The potential of photovoltaics (PV) has not yet been exhausted. Both industry and research continue to work intensively on increasing the efficiency and reducing the costs of solar cells, the basic component of every PV power plant. Now researchers at Fraunhofer ISE have produced a multicrystalline silicon solar cell with 21.9 percent efficiency, successfully bringing the world record back to Freiburg.  

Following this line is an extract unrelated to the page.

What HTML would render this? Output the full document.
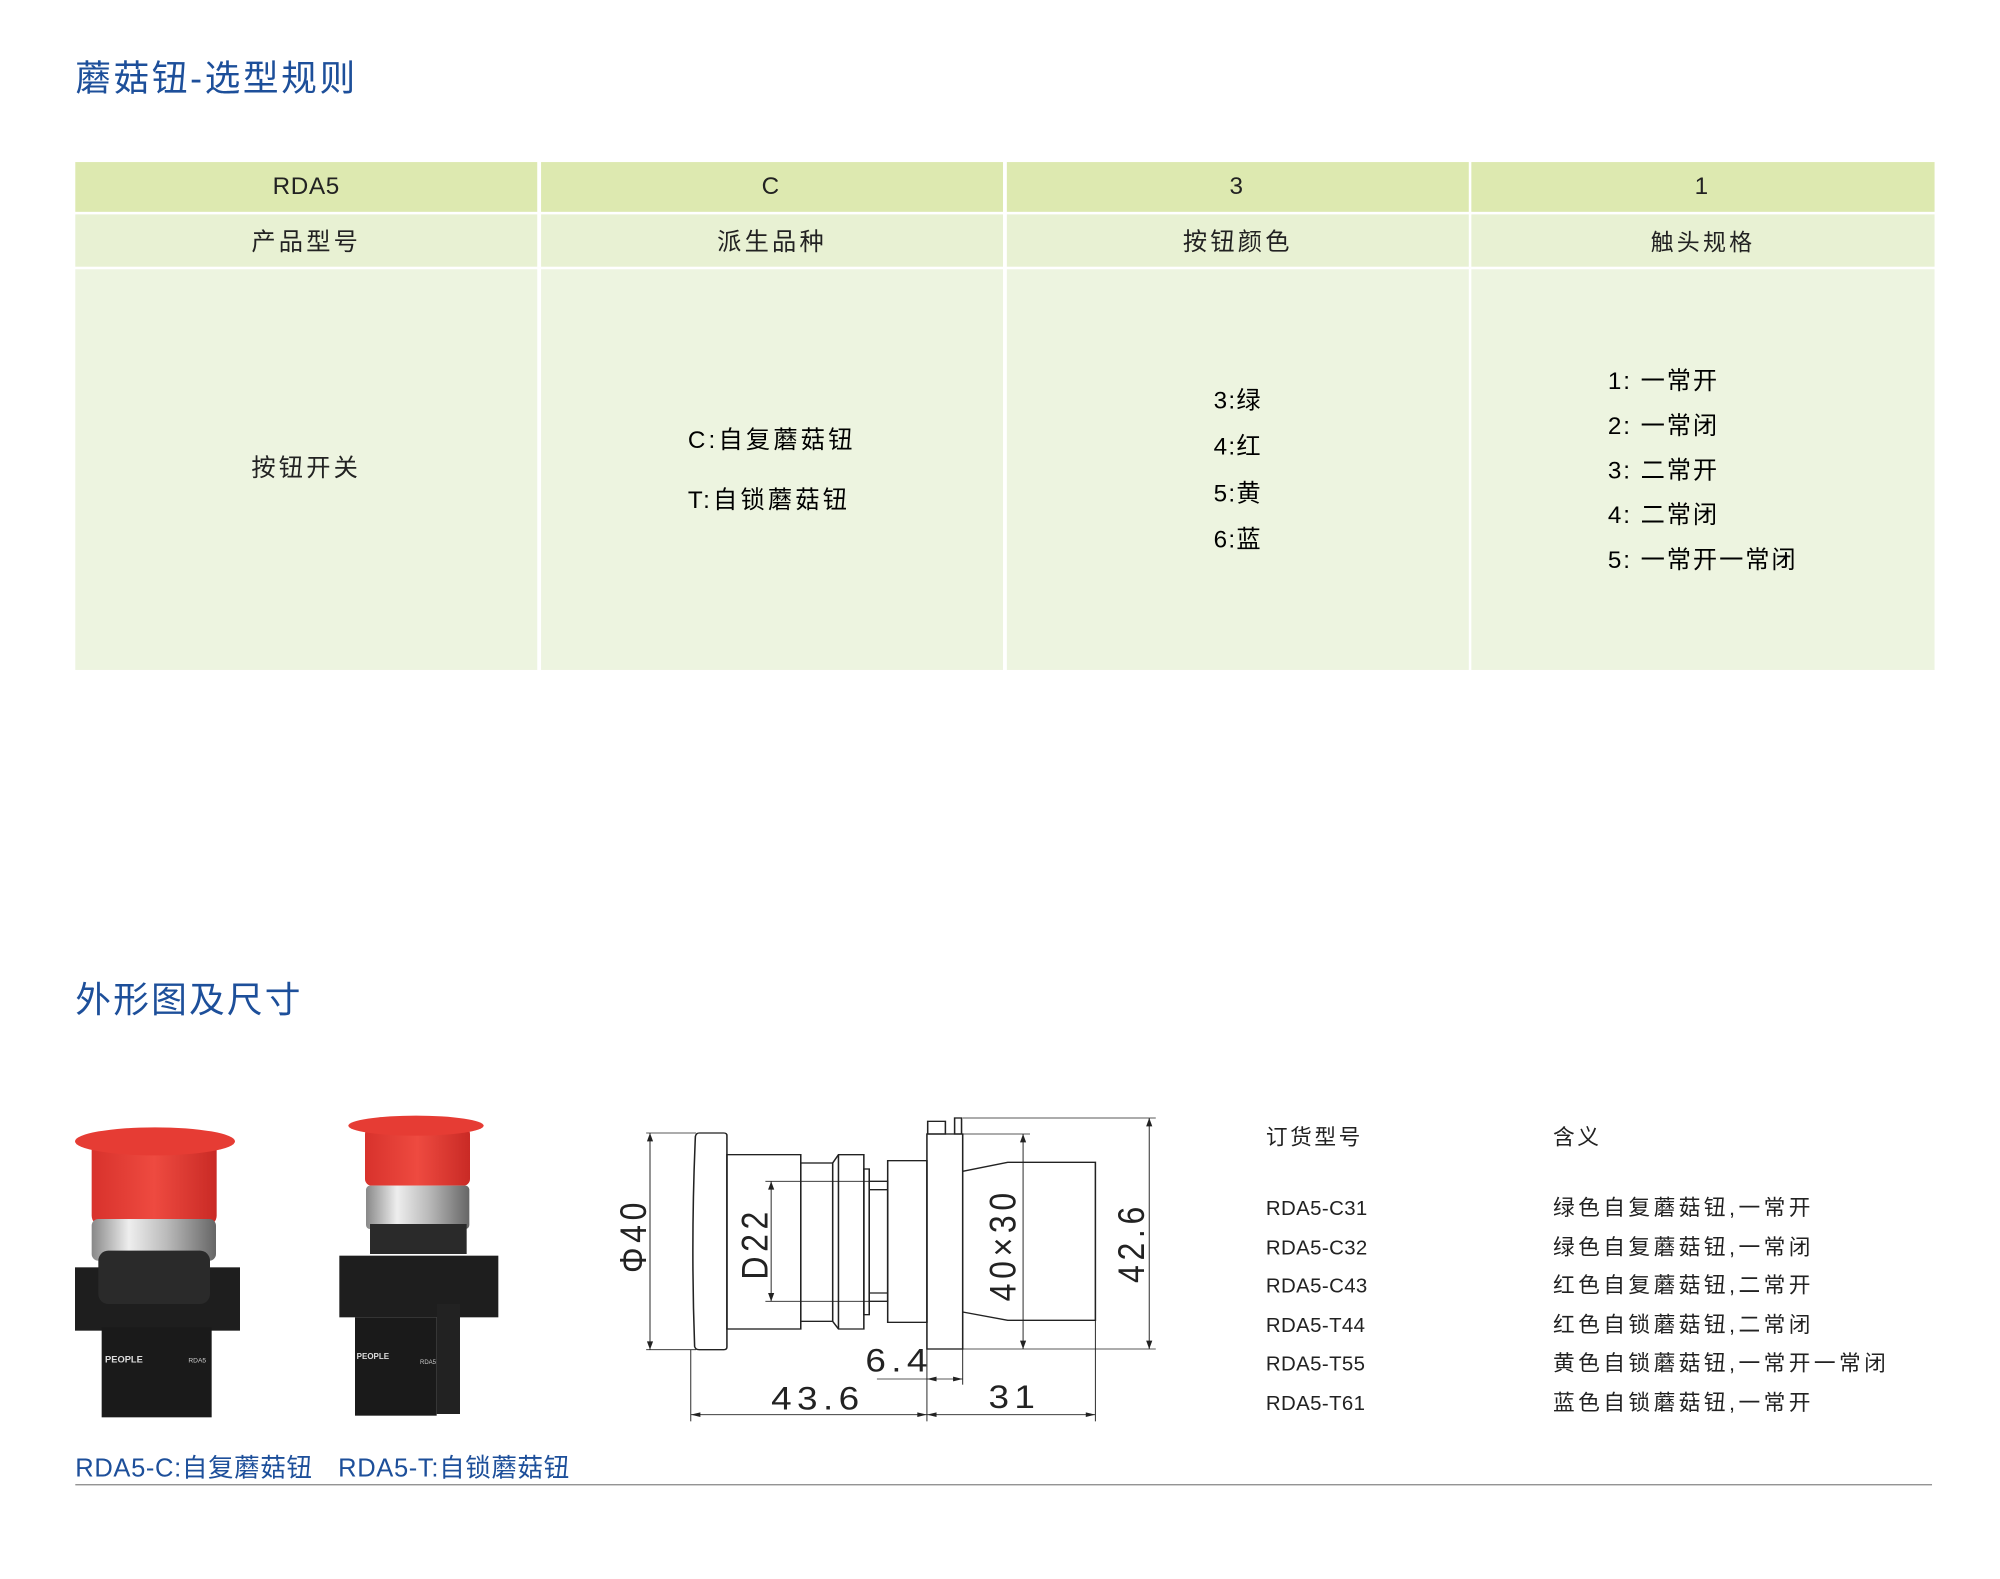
<!DOCTYPE html>
<html><head><meta charset="utf-8"><style>
html,body{margin:0;padding:0;background:#fff;}
body{width:2000px;height:1578px;position:relative;overflow:hidden;font-family:"Liberation Sans","Noto Sans CJK SC",sans-serif;}
#c{position:absolute;left:0;top:0;width:1568px;height:1237px;transform:scale(1.2761);transform-origin:0 0;}
.a{position:absolute;white-space:nowrap;}
.t{color:#1d4f9a;font-size:28px;}
.cell{position:absolute;display:flex;align-items:center;justify-content:center;font-size:19px;color:#222;letter-spacing:2.5px;}
.r1{background:#dde9b0;}
.r2{background:#e8f1d3;}
.r3{background:#edf4e0;}
.s{font-size:16px;color:#222;}
</style></head><body>
<div id="c">
<div class="a t" style="left:59px;top:40px;letter-spacing:2px;">蘑菇钮-选型规则</div>
<div class="a t" style="left:59px;top:762px;letter-spacing:1.7px;">外形图及尺寸</div>

<div class="cell r1" style="left:59px;top:127px;width:362px;height:39px;letter-spacing:0.5px;">RDA5</div>
<div class="cell r1" style="left:424px;top:127px;width:362px;height:39px;">C</div>
<div class="cell r1" style="left:789px;top:127px;width:362px;height:39px;">3</div>
<div class="cell r1" style="left:1153px;top:127px;width:363px;height:39px;">1</div>
<div class="cell r2" style="left:59px;top:168px;width:362px;height:41px;">产品型号</div>
<div class="cell r2" style="left:424px;top:168px;width:362px;height:41px;">派生品种</div>
<div class="cell r2" style="left:789px;top:168px;width:362px;height:41px;">按钮颜色</div>
<div class="cell r2" style="left:1153px;top:168px;width:363px;height:41px;font-size:18px;">触头规格</div>
<div class="cell r3" style="left:59px;top:211px;width:362px;height:314px;padding-bottom:6px;box-sizing:border-box;">按钮开关</div>
<div class="cell r3" style="left:424px;top:211px;width:362px;height:314px;"></div>
<div class="cell r3" style="left:789px;top:211px;width:362px;height:314px;"></div>
<div class="cell r3" style="left:1153px;top:211px;width:363px;height:314px;"></div>
<div class="a" style="left:539px;top:330px;font-size:19px;letter-spacing:2.5px;">C:自复蘑菇钮</div>
<div class="a" style="left:539px;top:377px;font-size:19px;letter-spacing:2.5px;">T:自锁蘑菇钮</div>
<div class="a" style="left:951px;top:297px;font-size:19px;line-height:36.3px;letter-spacing:1px;">3:绿<br>4:红<br>5:黄<br>6:蓝</div>
<div class="a" style="left:1260px;top:282px;font-size:19px;line-height:35px;letter-spacing:1.5px;">1: 一常开<br>2: 一常闭<br>3: 二常开<br>4: 二常闭<br>5: 一常开一常闭</div>

<div class="a s" style="left:992px;top:877px;font-size:17px;letter-spacing:2px;">订货型号</div>
<div class="a s" style="left:1217px;top:877px;font-size:17px;letter-spacing:2px;">含义</div>
<div class="a s" style="left:992px;top:933px;line-height:30.5px;letter-spacing:0.3px;">RDA5-C31<br>RDA5-C32<br>RDA5-C43<br>RDA5-T44<br>RDA5-T55<br>RDA5-T61</div>
<div class="a s" style="left:1217px;top:932px;line-height:30.5px;font-size:17px;letter-spacing:2.7px;">绿色自复蘑菇钮,一常开<br>绿色自复蘑菇钮,一常闭<br>红色自复蘑菇钮,二常开<br>红色自锁蘑菇钮,二常闭<br>黄色自锁蘑菇钮,一常开一常闭<br>蓝色自锁蘑菇钮,一常开</div>

<div class="a" style="left:59px;top:1134px;font-size:20px;color:#1d4f9a;letter-spacing:0.5px;">RDA5-C:自复蘑菇钮</div>
<div class="a" style="left:265px;top:1134px;font-size:20px;color:#1d4f9a;letter-spacing:0.5px;">RDA5-T:自锁蘑菇钮</div>
<div class="a" style="left:59px;top:1163px;width:1455px;height:1px;background:#888;"></div>
</div>

<svg style="position:absolute;left:60px;top:1104px;" width="460" height="380" viewBox="0 0 1380 1140">
<defs>
<linearGradient id="rg" x1="0" x2="1"><stop offset="0" stop-color="#d8322c"/><stop offset=".5" stop-color="#ee4a40"/><stop offset="1" stop-color="#c92a25"/></linearGradient>
<linearGradient id="sg" x1="0" x2="1"><stop offset="0" stop-color="#888"/><stop offset=".3" stop-color="#eee"/><stop offset=".6" stop-color="#bbb"/><stop offset="1" stop-color="#666"/></linearGradient>
</defs>
<rect x="95" y="110" width="375" height="255" rx="30" fill="url(#rg)"/>
<ellipse cx="285" cy="112" rx="240" ry="42" fill="#e63c34"/>
<rect x="95" y="345" width="373" height="125" rx="20" fill="url(#sg)"/>
<rect x="45" y="490" width="495" height="190" fill="#1e1e1e"/>
<rect x="115" y="440" width="335" height="160" rx="30" fill="#2a2a2a"/>
<rect x="125" y="670" width="330" height="270" fill="#1a1a1a"/>
<text x="135" y="775" font-size="28" fill="#ddd" font-family="Liberation Sans" font-weight="bold">PEOPLE</text>
<text x="385" y="775" font-size="20" fill="#ccc" font-family="Liberation Sans">RDA5</text>
<rect x="915" y="70" width="315" height="175" rx="20" fill="url(#rg)"/>
<ellipse cx="1068" cy="65" rx="203" ry="30" fill="#e63c34"/>
<rect x="918" y="245" width="310" height="130" rx="12" fill="url(#sg)"/>
<rect x="930" y="360" width="290" height="90" fill="#2a2a2a"/>
<rect x="838" y="455" width="477" height="185" fill="#1e1e1e"/>
<rect x="885" y="640" width="245" height="295" fill="#1a1a1a"/>
<rect x="1130" y="600" width="70" height="330" fill="#222"/>
<text x="890" y="765" font-size="24" fill="#ddd" font-family="Liberation Sans" font-weight="bold">PEOPLE</text>
<text x="1080" y="780" font-size="18" fill="#ccc" font-family="Liberation Sans">RDA5</text>
</svg>

<svg style="position:absolute;left:600px;top:1093px;" width="600" height="350" viewBox="0 -20 1560 1050" preserveAspectRatio="none" fill="none" stroke="#222" stroke-width="4">
<path d="M258,100 L322,100 Q330,100 330,108 L330,742 Q330,750 322,750 L258,750 Q248,750 246,740 Q236,425 248,110 Q250,100 258,100Z"/>
<rect x="330" y="165" width="192" height="523"/>
<rect x="522" y="190" width="83" height="475"/>
<path d="M605,190 L620,165 L686,165 L686,688 L620,688 L605,665"/>
<line x1="620" y1="165" x2="620" y2="688"/>
<rect x="686" y="208" width="14" height="437"/>
<rect x="700" y="245" width="48" height="360"/>
<line x1="700" y1="270" x2="748" y2="270"/><line x1="700" y1="580" x2="748" y2="580"/>
<rect x="748" y="183" width="102" height="485"/>
<rect x="850" y="103" width="93" height="645"/>
<rect x="852" y="65" width="46" height="38"/>
<rect x="922" y="55" width="18" height="48"/>
<path d="M943,215 L1060,188 L1288,188 L1288,662 L1060,662 L943,637"/>
<g stroke-width="2.5">
<line x1="120" y1="100" x2="250" y2="100"/><line x1="120" y1="750" x2="250" y2="750"/>
<line x1="130" y1="100" x2="130" y2="750"/>
<line x1="430" y1="245" x2="748" y2="245"/><line x1="430" y1="605" x2="748" y2="605"/>
<line x1="445" y1="245" x2="445" y2="605"/>
<line x1="943" y1="103" x2="1118" y2="103"/><line x1="943" y1="748" x2="1445" y2="748"/>
<line x1="1100" y1="103" x2="1100" y2="748"/>
<line x1="943" y1="55" x2="1445" y2="55"/>
<line x1="1428" y1="55" x2="1428" y2="748"/>
<line x1="850" y1="748" x2="850" y2="965"/><line x1="943" y1="748" x2="943" y2="855"/>
<line x1="720" y1="838" x2="943" y2="838"/>
<line x1="236" y1="750" x2="236" y2="965"/><line x1="1288" y1="662" x2="1288" y2="965"/>
<line x1="236" y1="945" x2="1288" y2="945"/>
</g>
<g fill="#222" stroke="none">
<path d="M130,100 l-8,25 h16z"/><path d="M130,750 l-8,-25 h16z"/>
<path d="M445,245 l-8,25 h16z"/><path d="M445,605 l-8,-25 h16z"/>
<path d="M1100,103 l-8,25 h16z"/><path d="M1100,748 l-8,-25 h16z"/>
<path d="M1428,55 l-8,25 h16z"/><path d="M1428,748 l-8,-25 h16z"/>
<path d="M850,838 l25,-7 v14z"/><path d="M943,838 l-25,-7 v14z"/>
<path d="M236,945 l25,-7 v14z"/><path d="M850,945 l-25,-7 v14z"/>
<path d="M850,945 l25,-7 v14z"/><path d="M1288,945 l-25,-7 v14z"/>
</g>
<g fill="#222" stroke="none" font-family="Liberation Sans" font-size="96" letter-spacing="14">
<text transform="translate(120,520) rotate(-90)">Φ40</text>
<text transform="translate(435,540) rotate(-90)">D22</text>
<text transform="translate(1080,605) rotate(-90)">40×30</text>
<text transform="translate(1415,550) rotate(-90)">42.6</text>
<text x="690" y="815">6.4</text>
<text x="445" y="930">43.6</text>
<text x="1010" y="925">31</text>
</g>
</svg>
</body></html>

Higher efficiencies and optimized processing steps are decisive for decreasing the cost of solar electricity even further. Both of these are an integral part of the photovoltaic research at the Fraunhofer Institute for Solar Energy Systems. With its newest efficiency value, the Freiburg researchers have once again broken a world record: A multicrystalline silicon solar cell converts 21.9 percent of the incident sunlight into electricity. As in the years from 2004 to 2015, Fraunhofer ISE again holds the world’s record for multicrystalline silicon. The record solar cell consists of n-type high performance multicrystalline silicon, or HP mc-Si. Compared to p-type silicon, this material shows a higher tolerance to impurities, especially iron. The industrial production today uses multicrystalline p-type silicon material with average solar cell efficiencies of about 19 percent. The new material and technology approaches applied by Fraunhofer ISE for the record cell have the potential to improve the efficiency of multicrystalline silicon even further in the near future.